In his chapter in Taking It to the Streets, Shaun R. Harper (2018) echoes Drabinski's thoughts, writing "Researchers frequently mistreat Black Americans and other minoritized populations as variables in their statistical models. Then they go on to make all sorts of assumptions about my people vis-à-vis Whites and other groups in their analyses. Much about this is dehumanizing" (p. 82).

The point I'm trying to make is this: for those of us in dominant groups, acting out of a particpatory or liberatory epistemology in either the academy or the library is a choice. We can choose to turn away from neutrality or positivism because we have the safety afforded to us by being some combination of white or cisgender or able-bodied or middle-class or male. But our colleagues from marginalized communities are less able to adopt the position of neutrality because it is their identities that the world seeks to destroy.

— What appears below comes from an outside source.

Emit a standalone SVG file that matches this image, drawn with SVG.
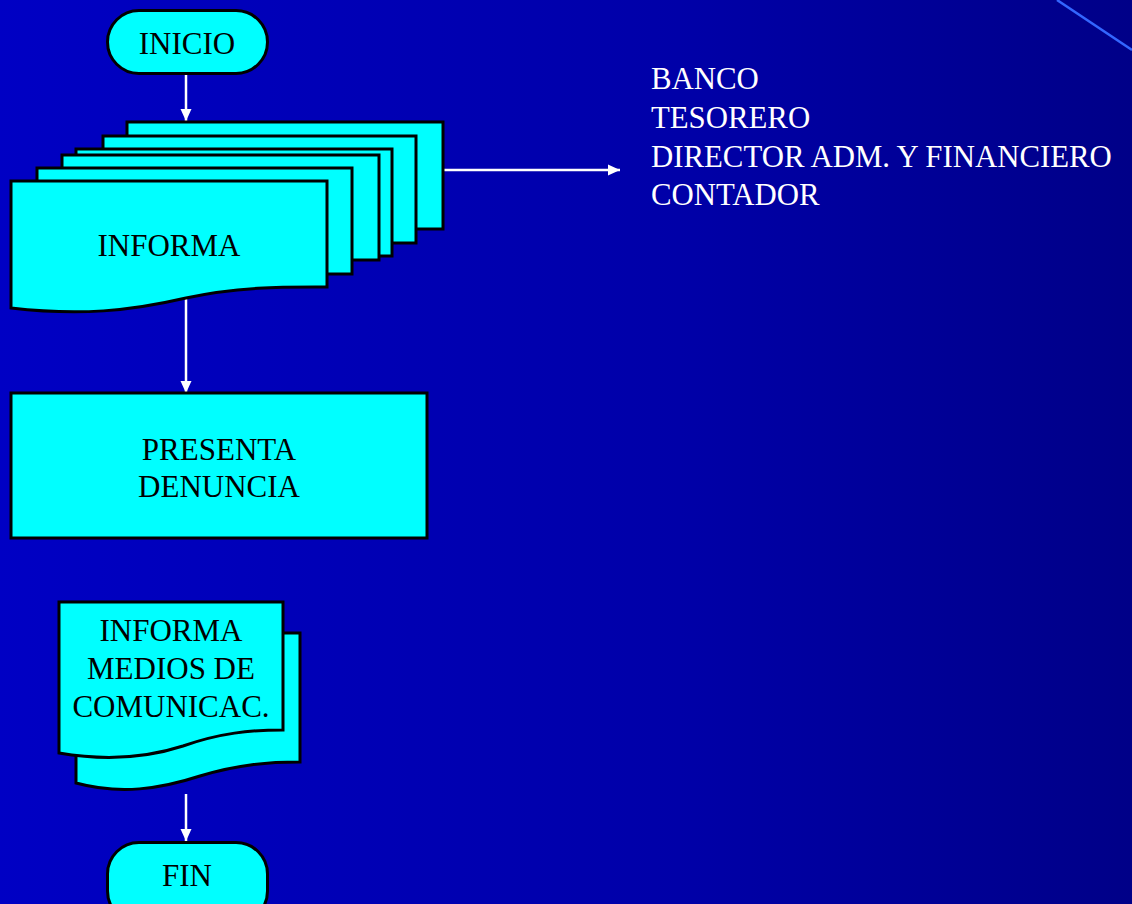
<svg xmlns="http://www.w3.org/2000/svg" width="1132" height="904" viewBox="0 0 1132 904">
<defs>
<linearGradient id="bg" x1="0" y1="0" x2="1" y2="0">
<stop offset="0" stop-color="#0000C4"/>
<stop offset="0.6" stop-color="#0000A8"/>
<stop offset="1" stop-color="#000088"/>
</linearGradient>
<marker id="ah" viewBox="0 0 12 12" refX="12" refY="6" markerWidth="12" markerHeight="12" markerUnits="userSpaceOnUse" orient="auto">
<path d="M0,0.5 L12,6 L0,11.5 Z" fill="#FFFFFF"/>
</marker>
<style>
.shape{fill:#00FFFF;stroke:#000000;stroke-width:3;stroke-linejoin:miter}
.lbl{font-family:"Liberation Serif","Times New Roman",serif;font-size:31px;fill:#000000;text-anchor:middle}
.side{font-family:"Liberation Serif","Times New Roman",serif;font-size:30.8px;fill:#FFFFFF}
.con{stroke:#FFFFFF;stroke-width:2.5;fill:none;marker-end:url(#ah)}
</style>
</defs>
<rect x="0" y="0" width="1132" height="904" fill="url(#bg)"/>
<line x1="1057" y1="0" x2="1132" y2="50" stroke="#3366FF" stroke-width="2.5"/>

<g id="connectors">
<line class="con" x1="186" y1="75" x2="186" y2="121"/>
<line class="con" x1="443" y1="170" x2="620" y2="170"/>
<line class="con" x1="186" y1="298" x2="186" y2="393"/>
<line class="con" x1="186" y1="794" x2="186" y2="841"/>
</g>

<g id="inicio">
<rect class="shape" x="107.5" y="10.5" width="160" height="63" rx="31.5"/>
<text class="lbl" x="187" y="54">INICIO</text>
</g>

<g id="informa">
<rect class="shape" x="127" y="122" width="316" height="107"/>
<rect class="shape" x="103" y="136" width="313" height="107"/>
<rect class="shape" x="76" y="149" width="316" height="107"/>
<rect class="shape" x="62" y="155" width="317" height="105"/>
<rect class="shape" x="37" y="168" width="315" height="106"/>
<path class="shape" d="M11,181 L327,181 L327,287 C290,287 240,286 186,298 C130,311 80,316 11,308 Z"/>
<text class="lbl" x="169" y="256">INFORMA</text>
</g>

<g id="denuncia">
<rect class="shape" x="11" y="393" width="416" height="145"/>
<text class="lbl" x="219" y="460">PRESENTA</text>
<text class="lbl" x="219" y="497">DENUNCIA</text>
</g>

<g id="medios">
<path class="shape" d="M76,633 L300,633 L300,762 C270,762 240,764 200,776 C160,789 120,795 76,783 Z"/>
<path class="shape" d="M59,602 L283,602 L283,730 C250,730 220,733 183,746 C140,760 100,760 59,753 Z"/>
<text class="lbl" x="171" y="641">INFORMA</text>
<text class="lbl" x="171" y="679">MEDIOS DE</text>
<text class="lbl" x="171" y="717">COMUNICAC.</text>
</g>

<g id="fin">
<rect class="shape" x="107.5" y="842.5" width="160" height="80" rx="31.5"/>
<text class="lbl" x="187" y="886">FIN</text>
</g>

<g id="destinatarios">
<text class="side" x="651" y="89">BANCO</text>
<text class="side" x="651" y="128">TESORERO</text>
<text class="side" x="651" y="167">DIRECTOR ADM. Y FINANCIERO</text>
<text class="side" x="651" y="205">CONTADOR</text>
</g>
</svg>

So yes, let's accept that each of us comes to librarianship with a diversity of experiences and motivation. But let's also accept that for some people, living into a participatory or liberatory epistemology is literally a matter of life or death.

Stay positive,
Erin

References:
Drabinski, E. (2018, February 12). Are Libraries Neutral?. Retrieved from http://www.emilydrabinski.com/are-libraries-neutral/

Harper, S. R. My People's Professor. In Perna, L. W. (Ed.) Taking It to the Streets: the Role of Scholarship in Advocacy and Advocacy in Scholarship (p. 79-85). Baltimore: Johns Hopkins Press.

Tierney, W. G. A Road Less Traveled: the Responsibilities of the Intellectual In Perna, L. W. (Ed.) Taking It to the Streets: the Role of Scholarship in Advocacy and Advocacy in Scholarship (p. 100-105). Baltimore: Johns Hopkins Press.